GLAAD began its work, nearly 30 years ago, because of the awful and defamatory coverage of those who are living with HIV and AIDS. It's hard to believe it, but the continued demonization people living with HIV and AIDS continues.
Earlier this week, a report from the ABC affiliate in Columbus, Ohio, reported a story in which a woman with HIV, Amy Foster, was arrested after a complaint from a former partner that she didn't disclose her status. Ohio is a state that criminalizes HIV, but the way in which the story was told added additional stigma to those who live with HIV. It was inaccurate and sensationalized, demonizing the woman, who now faces years in prison.
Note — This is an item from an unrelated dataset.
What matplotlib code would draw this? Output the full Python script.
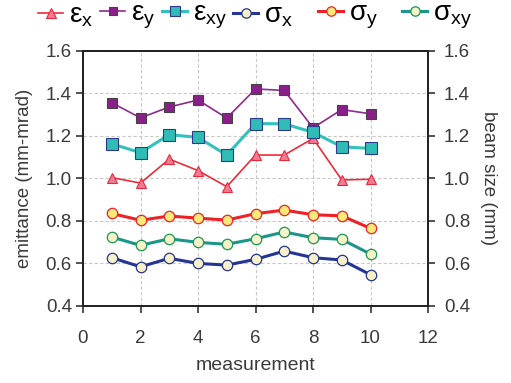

Most of the report quoted the man who made the accusation against Amy. While he remianed anonymous, he compared his consensual contact with her to "putting a gun" to his head. He called himself a "walking dead man" despite the fact that there has not yet been any evidence of transmission.
The reporter followed up his points by using terms like "clean" to describe someone who doesn't have HIV. The use of terms like "clean" creates stigma for people who do live with HIV.
"Is there no editor or informed adult at this news station? This story is sensationalistic, stigmatizing and ignorant of the science involved. A trifecta of bad journalism," said Sean Strub, executive director of the Sero Project, a national network of people with HIV and allies fighting for freedom from stigma and injustice. "The media should be a source of enlightenment and education, but in this instance it is a source of stigmatization and misrepresentation of science. My heart goes out to this woman who is being subjected to such cruel abuse by the media."
This news comes at the same time that a woman in Texas was murdered after her partner learned she had HIV. The alleged murderer has also been quoted uttering some of the same sentiments that were quoted by the man in Ohio, demonstrating that stigma leads to dangerous consequences. The levels of violence against HIV-positive people remains high.
GLAAD has reached out to the station in Ohio with concerns about Amy's story, and offered to connect them with HIV advocates who can provide accurate information about HIV and about criminalization laws. We will continue to educate on the issues faced by those living with HIV and AIDS.